In the car on the way downtown to Hot 97, Cube talks about coming back to hip-hop, and allows a glimmer of curmudgeon to come through. "New booties who don't respect the game always mess it up," he says, "but it's really up to hip-hop to stop givin' so much light to dudes that are so new. It's like the NFL-they wanna give all the light to the rookies but they don't wanna give a ten-year veteran his due. They'd rather shunt him off like 'he old'-but he's the one that's keepin' this stinky li'l league together."

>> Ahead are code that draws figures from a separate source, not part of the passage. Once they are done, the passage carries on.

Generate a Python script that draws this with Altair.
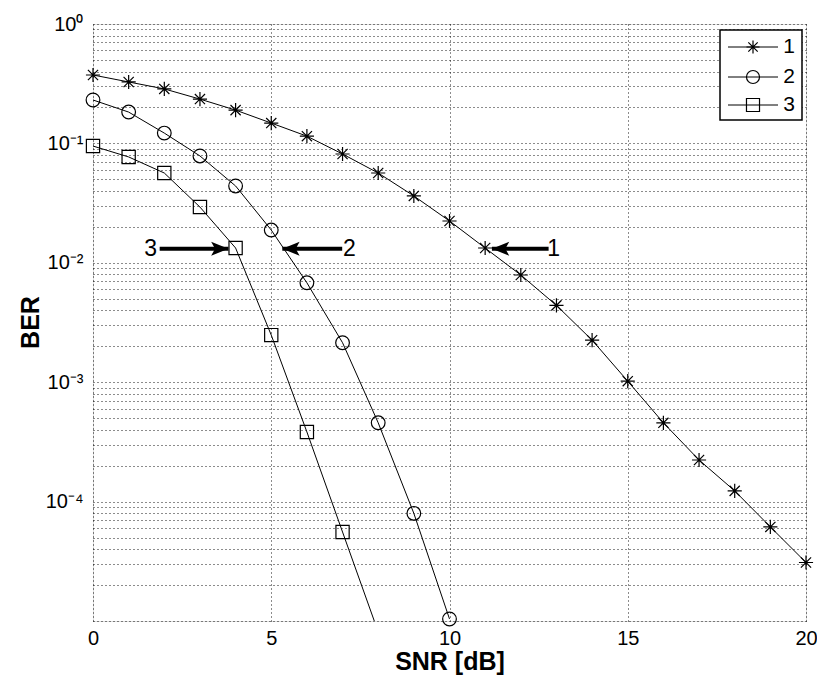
import altair as alt
import pandas as pd

# ---------------- data ----------------
series_names = ["1", "2", "3"]

snr_1 = list(range(0, 21))
ber_1 = [0.374, 0.327, 0.286, 0.235, 0.19, 0.148, 0.115, 0.0815, 0.0565, 0.0363,
         0.0224, 0.0133, 0.0079, 0.0044, 0.00225, 0.00102, 0.000457, 0.000223,
         0.000123, 0.0000614, 0.0000309]

snr_2 = list(range(0, 11))
ber_2 = [0.231, 0.183, 0.122, 0.0785, 0.044, 0.0188, 0.0068, 0.00214, 0.000457,
         0.0000797, 0.0000104]

snr_3 = list(range(0, 9))
ber_3 = [0.095, 0.077, 0.0565, 0.0293, 0.0133, 0.00248, 0.000383, 0.0000556, 0.0000081]

arrow_labels = ["1", "2", "3"]
arrow_tail = [12.78, 6.99, 1.87]
arrow_tip = [11.19, 5.31, 3.80]
arrow_text_x = [12.92, 7.19, 1.62]
arrow_ber = [0.0131, 0.0131, 0.0131]

x_ticks = [0, 5, 10, 15, 20]
y_decades = [1e-5, 1e-4, 1e-3, 1e-2, 1e-1, 1.0]

# ---------------- tables ----------------
rows = []
for name, xs, ys in [("1", snr_1, ber_1), ("2", snr_2, ber_2), ("3", snr_3, ber_3)]:
    for xv, yv in zip(xs, ys):
        rows.append({"series": name, "snr": xv, "ber": yv})
df = pd.DataFrame(rows)

arrows = pd.DataFrame({"label": arrow_labels, "tail": arrow_tail, "tip": arrow_tip,
                       "tx": arrow_text_x, "ber": arrow_ber})

y_grid = []
for d in y_decades[:-1]:
    for m in range(1, 10):
        y_grid.append(round(d * m, 12))
y_grid.append(1.0)

FONT = "Liberation Sans"
STAR = "M-1,0L1,0M0,-1L0,1M-0.72,-0.72L0.72,0.72M-0.72,0.72L0.72,-0.72"
shape_scale = alt.Scale(domain=series_names, range=[STAR, "circle", "square"])

label_expr = (
    "datum.value > 0.99 ? '10⁰' : "
    "(datum.value > 0.099 && datum.value < 0.101) ? '10⁻¹' : "
    "(datum.value > 0.0099 && datum.value < 0.0101) ? '10⁻²' : "
    "(datum.value > 0.00099 && datum.value < 0.00101) ? '10⁻³' : "
    "(datum.value > 0.000099 && datum.value < 0.000101) ? '10⁻⁴' : ''"
)

x_enc = alt.X(
    "snr:Q",
    scale=alt.Scale(domain=[0, 20], nice=False, zero=False),
    axis=alt.Axis(values=x_ticks, title="SNR [dB]", grid=True, gridDash=[1, 3],
                  gridColor="#000000", gridOpacity=0.9, ticks=False, tickSize=0,
                  labelPadding=7, labelFontSize=20, labelFont=FONT, labelColor="black",
                  labelFlush=False, domain=False, titleFont=FONT, titleFontSize=25,
                  titleFontWeight="bold", titleColor="black", titleY=40,
                  titleBaseline="middle"),
)
y_enc = alt.Y(
    "ber:Q",
    scale=alt.Scale(type="log", domain=[1e-5, 1], nice=False),
    axis=alt.Axis(values=y_grid, labelExpr=label_expr, title="BER", grid=True,
                  gridDash=[1, 3], gridColor="#000000", gridOpacity=0.9, ticks=False,
                  tickSize=0, labelPadding=10, labelFontSize=20, labelFont=FONT,
                  labelColor="black", labelOverlap=False, labelFlush=False,
                  domain=False, titleFont=FONT, titleFontSize=25, titleFontWeight="bold",
                  titleColor="black", titleX=-63, titleY=298, titleAngle=-90,
                  titleAlign="center", titleBaseline="middle"),
)

base = alt.Chart(df)

lines = base.mark_line(color="black", strokeWidth=1, clip=True).encode(
    x=x_enc, y=y_enc, detail="series:N"
)

points = base.transform_filter("datum.ber >= 0.00001").mark_point(
    filled=False, color="black", strokeWidth=1.2, opacity=1
).encode(
    x="snr:Q", y="ber:Q",
    shape=alt.Shape("series:N", scale=shape_scale, legend=None),
    size=alt.Size("series:N", scale=alt.Scale(domain=series_names, range=[200, 175, 170]),
                  legend=None),
)

arrow_base = alt.Chart(arrows)
shafts = arrow_base.mark_rule(color="black", strokeWidth=4).encode(
    x="tail:Q", x2="tip:Q", y="ber:Q"
)
RIGHT_HEAD = "M0,0L-2,-0.8L-1.55,0L-2,0.8Z"
LEFT_HEAD = "M0,0L2,-0.8L1.55,0L2,0.8Z"
heads_r = arrow_base.transform_filter("datum.tip > datum.tail").mark_point(
    shape=RIGHT_HEAD, filled=True, color="black", size=300, opacity=1
).encode(x="tip:Q", y="ber:Q")
heads_l = arrow_base.transform_filter("datum.tip < datum.tail").mark_point(
    shape=LEFT_HEAD, filled=True, color="black", size=300, opacity=1
).encode(x="tip:Q", y="ber:Q")
arrow_text = arrow_base.mark_text(font=FONT, fontSize=23, color="black",
                                  align="center", baseline="middle").encode(
    x="tx:Q", y="ber:Q", text="label:N"
)

# ---------------- manual legend box (MATLAB style) ----------------
leg_box = alt.Chart(pd.DataFrame({"k": [0]})).mark_rect(
    fill="white", stroke="black", strokeWidth=1.5
).encode(x=alt.value(627), x2=alt.value(709), y=alt.value(6), y2=alt.value(96))

legend_layers = [leg_box]
row_y = [23, 53, 81]
for name, ry in zip(series_names, row_y):
    one = alt.Chart(pd.DataFrame({"series": [name]}))
    legend_layers.append(one.mark_rule(color="black", strokeWidth=1).encode(
        x=alt.value(635), x2=alt.value(685), y=alt.value(ry)))
    legend_layers.append(one.mark_point(filled=False, color="black", strokeWidth=1.2,
                                        opacity=1, size=170).encode(
        x=alt.value(660), y=alt.value(ry),
        shape=alt.Shape("series:N", scale=shape_scale, legend=None)))
    legend_layers.append(one.mark_text(font=FONT, fontSize=21, color="black",
                                       align="center", baseline="middle").encode(
        x=alt.value(696), y=alt.value(ry), text="series:N"))

chart = alt.layer(lines, points, shafts, heads_r, heads_l, arrow_text, *legend_layers).properties(
    width=713, height=597,
    autosize=alt.AutoSizeParams(type="none"),
    padding={"left": 85, "top": 16, "right": 11, "bottom": 55},
).configure_view(stroke="black", strokeWidth=1.5).configure(background="white")

chart.save("out.html", embed_options={"renderer": "svg", "actions": False})
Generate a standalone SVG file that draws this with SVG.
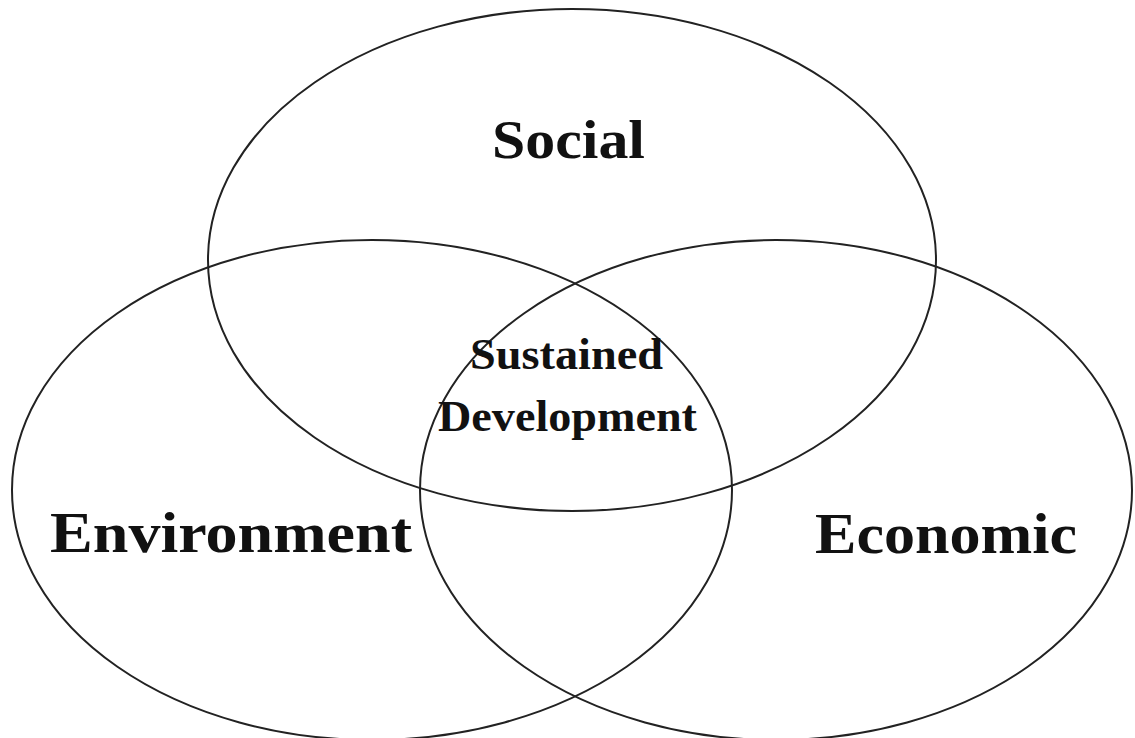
<svg xmlns="http://www.w3.org/2000/svg" width="1135" height="738" viewBox="0 0 1135 738">
<style>
.ring{fill:none;stroke:#222;stroke-width:2}
.lbl{font-family:"Liberation Serif","Times New Roman",serif;font-weight:bold;fill:#111}
</style>
<rect width="1135" height="738" fill="#fff"/>
<g id="social">
<ellipse class="ring" cx="572" cy="260" rx="364" ry="251"/>
<text class="lbl" x="492" y="158" font-size="55" textLength="153" lengthAdjust="spacingAndGlyphs">Social</text>
</g>
<g id="environment">
<ellipse class="ring" cx="372" cy="490" rx="360" ry="250"/>
<text class="lbl" x="50" y="552" font-size="56" textLength="362" lengthAdjust="spacingAndGlyphs">Environment</text>
</g>
<g id="economic">
<ellipse class="ring" cx="776" cy="490" rx="356" ry="250"/>
<text class="lbl" x="815" y="553" font-size="56" textLength="262" lengthAdjust="spacingAndGlyphs">Economic</text>
</g>
<g id="sustained">
<text class="lbl" x="470" y="369" font-size="44" textLength="193" lengthAdjust="spacingAndGlyphs">Sustained</text>
<text class="lbl" x="438" y="431" font-size="44" textLength="259" lengthAdjust="spacingAndGlyphs">Development</text>
</g>
<g id="connectors"></g>
</svg>
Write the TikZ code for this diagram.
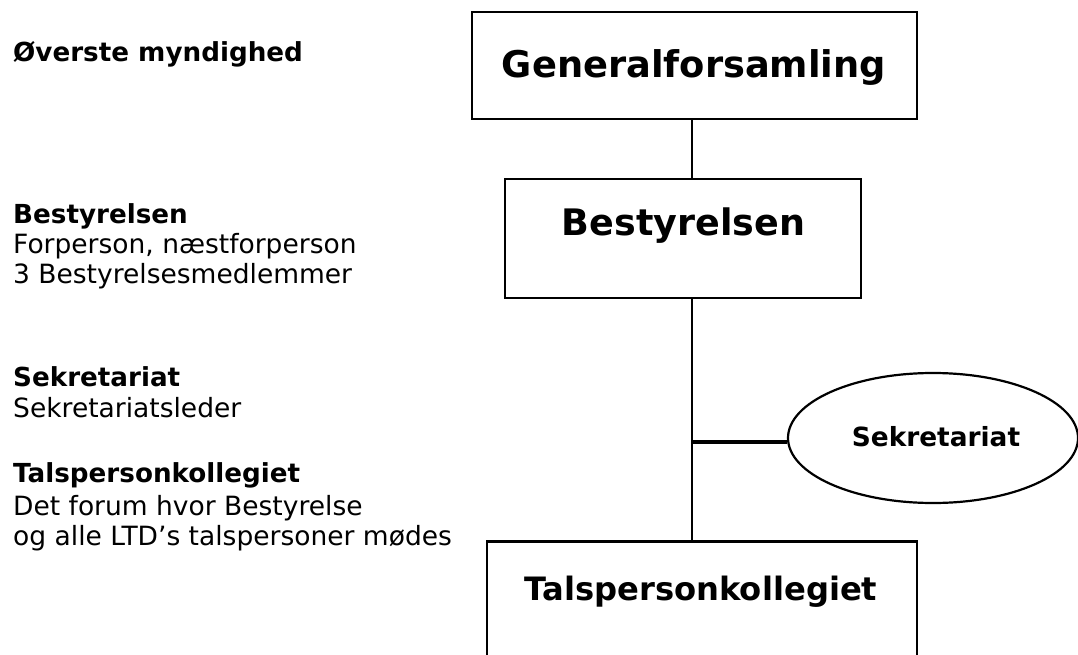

And when he rolls up into the radio station, it's like the high-school homecoming of the MVP. Program directors run down the hall to pay respects, and Angie Martinez and DJ Enuff are as effusive off the air as they are on. Mr. Cee even came into work early, it turns out, to spend some time with Cube.

On-air in the studio, Angie-acting mock-offended-asks Cube why he never comes by her show. "I don't show up until I got product," he says. "I disappear, I come back, and when I come back I either got a movie or a record. I'm not out there, overexposed, goin' to everything, bein' in everything, and got nothin' to share. I think people appreciate that I show up with product, and it's decent half the time."

Movies, music, television. It's all product. And everyone's a fan, even if they don't know it yet.